When asked what organisations are "talking to people like me", online social networks scored the highest with 49% of UK adults agreeing, versus the media at 33%. The government came in at just 24%.
The report argues that this is the result of filtered news feeds, "effectively isolating users in their own ideological filter bubble". To cut through, political and brand communicators need to understand the influence of these imagined communities, suggested the report.
"Looking at the research, it seems reasonable to suggest that the 1% who steer things in this country – the government, tabloids, big brands – have never been more out of touch with the 99% who don't," Richard Pinder, chief executive UK and international at CP&B, said.
These findings are only a few that resulted from a survey commissioned by CP&B and conducted by Opinium earlier this month as part of a wide-reaching project looking at social identity, populism and brands in the UK. Other key findings include:
The remoteness of brands
The survey revealed that just 13% of UK adults feel they are well represented by brands, just one data point behind the government.
"For all the talk of brand purpose, it is clear that while British consumers might care about brands having a positive impact on the world, for the vast majority it’s not their world in question, and is thus inconsequential to them," the report said.
This might be driven by the gender divide. More men than women feel that brands they purchase don’t talk to people like them – 45% versus 39%. As marketers up their game with regards to better understanding of the modern woman, they may have lost focus on men, the report observed.

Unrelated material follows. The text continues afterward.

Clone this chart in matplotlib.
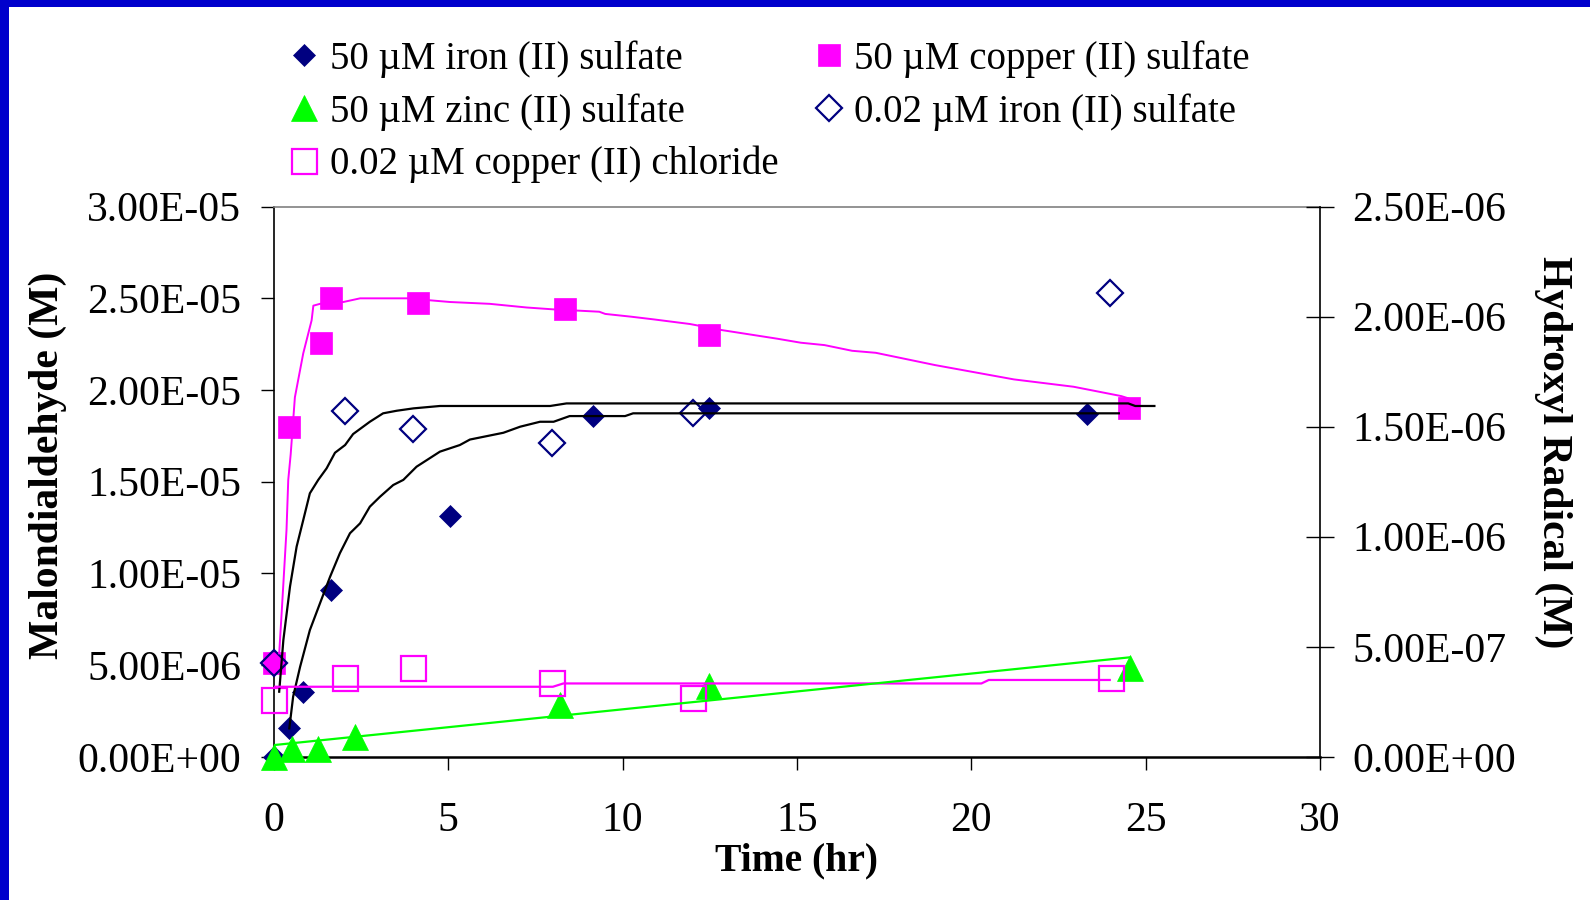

One brand that does statistically resonate more with UK adult men than women is Brand Trump, with 22% of men surveyed saying they would have voted for Trump if they had the option, versus just 10% of women.
The metro identity
The survey also compared and contrasted responses from ten regions in the UK, with London as a standalone region. It learnt that responses from those living in the capital vary significantly from the rest of the country.
For one thing, while more Londoners feel the government, brands and media are talking to them, the exact inverse, found the report, is true for those living outside of London.
Editor's note: CP&B clarified that there was an error in the release they had sent out earlier which had stated that Londoners felt less connected to brands than the rest of the UK. This has been corrected.